Hey there, mollusk. Are you wanting to support your local internet artist
scumbag piece of shit obnoxious stupid person creep loser?
Well, you've obviously come to the right place. Here, I have things you might want to buy. Stickers I've had printed, art I've made, miscellaneous physical items. They could maybe be props, or junk related to this website or my YouTube channel. Anything that you may or may not want, if you're so much of a devoted fan of Put It on My Bill. And if you are, hell, I thank you very much.
All of these proceeds will go to me, as opposed to the third party merch store I made, wherein I get maybe 10% of whatever revenue is made from people buying my merch. That said, these things are all pretty inexpensive. Obviously if it's just some paper or prop that I've used, it's payment enough that you want it. Most things here, unless it's art that I've spent time working on, are probably just $1. I think that breaks even for the stickers I've had printed. If not, well, that's lame. And lame is the whole point, so I'm all for it!

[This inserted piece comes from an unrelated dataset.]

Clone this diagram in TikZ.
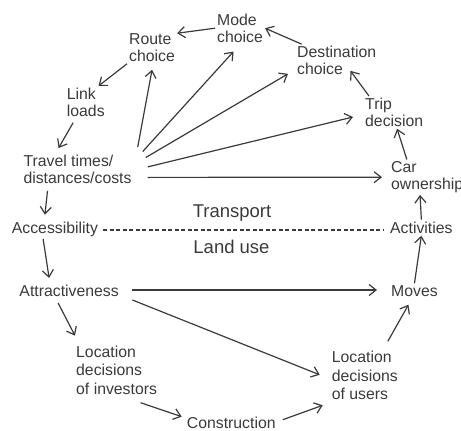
\documentclass[tikz,border=0pt]{standalone}
\usepackage{fontspec}
\setmainfont{Liberation Sans}
\usetikzlibrary{arrows.meta}
\definecolor{ink}{HTML}{3A3A3A}

\begin{document}
\begin{tikzpicture}
                [
                x=1pt,y=-1pt,
                factor/.style={anchor=west,align=left,inner sep=2pt,text=ink,font=\fontsize{15.8}{16.7}\selectfont},
                factorlong/.style={factor,font=\fontsize{15.8}{18.5}\selectfont},
                layer/.style={text=ink,inner sep=2pt,font=\fontsize{18.5}{20}\selectfont},
                edge/.style={->,>={Straight Barb[length=7pt,width=11pt]},draw=ink,line width=1.2pt},
                divide/.style={draw=ink,line width=1.2pt,dash pattern=on 4pt off 2.5pt}
                ]
            \useasboundingbox (0,0) rectangle (461,431);
            \node[factor] (1) at (215,28.2) {Mode\\choice};
            \node[factor] (2) at (127,47.7) {Route\\choice};
            \node[factor] (3) at (295,60.5) {Destination\\choice};
            \node[factor] (4) at (64.7,102.3) {Link\\loads};
            \node[factor] (5) at (363,112.4) {Trip\\decision};
            \node[factor] (6) at (21.3,169.4) {Travel times/\\distances/costs};
            \node[factor] (7) at (389,177.2) {Car\\ownership};
            \node[factor] (8) at (9.7,229.3) {Accessibility};
            \node[factor] (9) at (388,227.7) {Activities};
            \node[factor] (10) at (17.3,291) {Attractiveness};
            \node[factor] (11) at (389,291) {Moves};
            \node[factorlong] (12) at (74,370.2) {Location\\decisions\\of investors};
            \node[factorlong] (13) at (329.7,375.8) {Location\\decisions\\of users};
            \node[factor] (14) at (184.7,422.7) {Construction};
            \node[layer] (15) at (232,213.5) {Transport};
            \node[layer] (16) at (231.5,246.5) {Land use};
            \draw[divide] ([shift={(3,0.7)}]8.east) -- ([shift={(-4,2.3)}]9.west);
            \draw[edge] (1.west) -- (2.30);
            \draw[edge] (3.155) -- (1.east);
            \draw[edge] (5.147) -- ([shift={(-28,-6)}]3.south east);
            \draw[edge] (7.139) -- (5.-80);
            \draw[edge] (9.north) -- (7.-112);
            \draw[edge] (11.north) -- (9.south);
            \draw[edge] ([shift={(23,-8)}]13.north) -- ([shift={(-6,6)}]11.south);
            \draw[edge] ([shift={(5,-3)}]14.east) -- ([shift={(-7,3)}]13.south west);
            \draw[edge] ([shift={(24,6)}]12.south) -- ([shift={(-3,-6)}]14.west);
            \draw[edge] ([shift={(-11,4)}]10.south) -- ([shift={(1,-8)}]12.north west);
            \draw[edge] (8.-141) -- ([shift={(-20,-5)}]10.north);
            \draw[edge] ([shift={(-30,5)}]6.south) -- ([shift={(-10,-5)}]8.north);
            \draw[edge] ([shift={(-12.6,4)}]4.south) -- ([shift={(-19,-5)}]6.north);
            \draw[edge] (2.south west) -- (4.52);
            \draw[edge] ([shift={(4,-6)}]6.north east) -- ([shift={(0,6)}]2.south);
            \draw[edge] ([shift={(9,-1.5)}]6.north east) -- ([shift={(-6.5,7)}]1.south);
            \draw[edge] ([shift={(12,4.5)}]6.north east) -- ([shift={(-7,-3)}]3.south west);
            \draw[edge] ([shift={(14,-2.5)}]6.east) -- ([shift={(-10,4.6)}]5.west);
            \draw[edge] ([shift={(14,8)}]6.east) -- ([shift={(-7,0)}]7.west);
            \draw[edge] ([shift={(11.5,-1)}]10.east) -- ([shift={(-12,-1)}]11.west);
            \draw[edge] ([shift={(11.5,9)}]10.east) -- ([shift={(-10,-1)}]13.west);
\end{tikzpicture}
\end{document}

Each item listed on here will have an ORDER NUMBER. When you find something that you'd like to purchase, please send my Twitter account a message, @Put1tonMyBill, with your order number and mailing address. From there, I will link you to my PayPal, you can send me the money, and I can send you your order in the mail. Everything I send will come with a personalized note, and some business cards. It will be my greatest pleasure to serve you! Sometimes, late at night, I feel like crying. But I never do. I never do.
If you do not have Twitter, or prefer to use something else, you can reach me through the Put It on My Bill Facebook page. Although I might not respond to you as fast because of issues with the Facebook page messaging system.
If you do not have PayPal, or prefer to use something else, we can also use Venmo.
DISCLAIMERS: If your order is a piece of art or any kind of paper, it will be folded to fit into an envelope.
Items will be added to the catalogue as time goes by. Items will be removed when there is no more for sale.
If there is an item you would like to purchase that is not listed on our catalogue, contact us.
Maybe, just maybe, we can make an exception. Just for you, you charming little diamond.
Now, one last thing before we get into the catalogue listings:
It's possible that you found this catalogue in an alley, stumbled across it in a friend's apartment, or maybe uncovered it at the scene of a crime. Put it down, then forget you ever saw it. And remember this phrase, "I didn't see anything."
If you're still reading this, I hope you're supposed to be. Whoever gave this to you has to vouch for you, and they know what a risk that is, even if you don't. Our clientele have been hand selected for their appreciation of the art, but if for some reason you lose the taste for Put It on My Bill, then we'll have to give you the full first-hand experience.
Here is a small sticker, with a penny next to it to help demonstrate the size of the sticker. No, the penny is not included. It would be against the law, not to mention just illogical, for me to sell you legal tender. At least, I think so.
I have plenty of these, so feel free to order more than one. Put them on your skateboards, guitars, laptops, or water bottles! Us them as bumper stickers to show apathetic people who may be driving behind you in traffic that you're miserable and proud! Vandalize your community by sticking these on street signs, sidewalk curbs, light posts, or newspaper dispensers!
(For legal reasons, Put It on My Bill and its associates do not encourage vandalism. For moral reasons, Put It on My Bill and its associates are believe that a sticker smaller than a flacid penis is not going to hurt anybody, placed on a streetlight or otherwise.)
$1 per sticker // ORDER #001
Here is a another small sticker. Same size, just, y'know, turned horizontally. Again, a penny next to it for scale. And AGAIN, I have to stress that the penny is not for sale. If you really are that desperate for pennies, go walk around outside gas stations or supermarkets, there's usually pennies out on the sidewalks in front of them. Or check a fountain, I guess. I don't know.
If this design looks similar to the FACE STICKER, and you're thinking that I just cropped the image and reversed the colors, you'd be exactly right. But I think it looks cool. Like some nasty, swampy sunset. A messy look, sure, but we like that stuff here. We're naughty. Naughty boys over here at Put It on My Bill.
putitonmybill.org, the naughtiest website for naughty boys. Maybe I should make that the subhead for the front page of the site. Actually, maybe I shouldn't.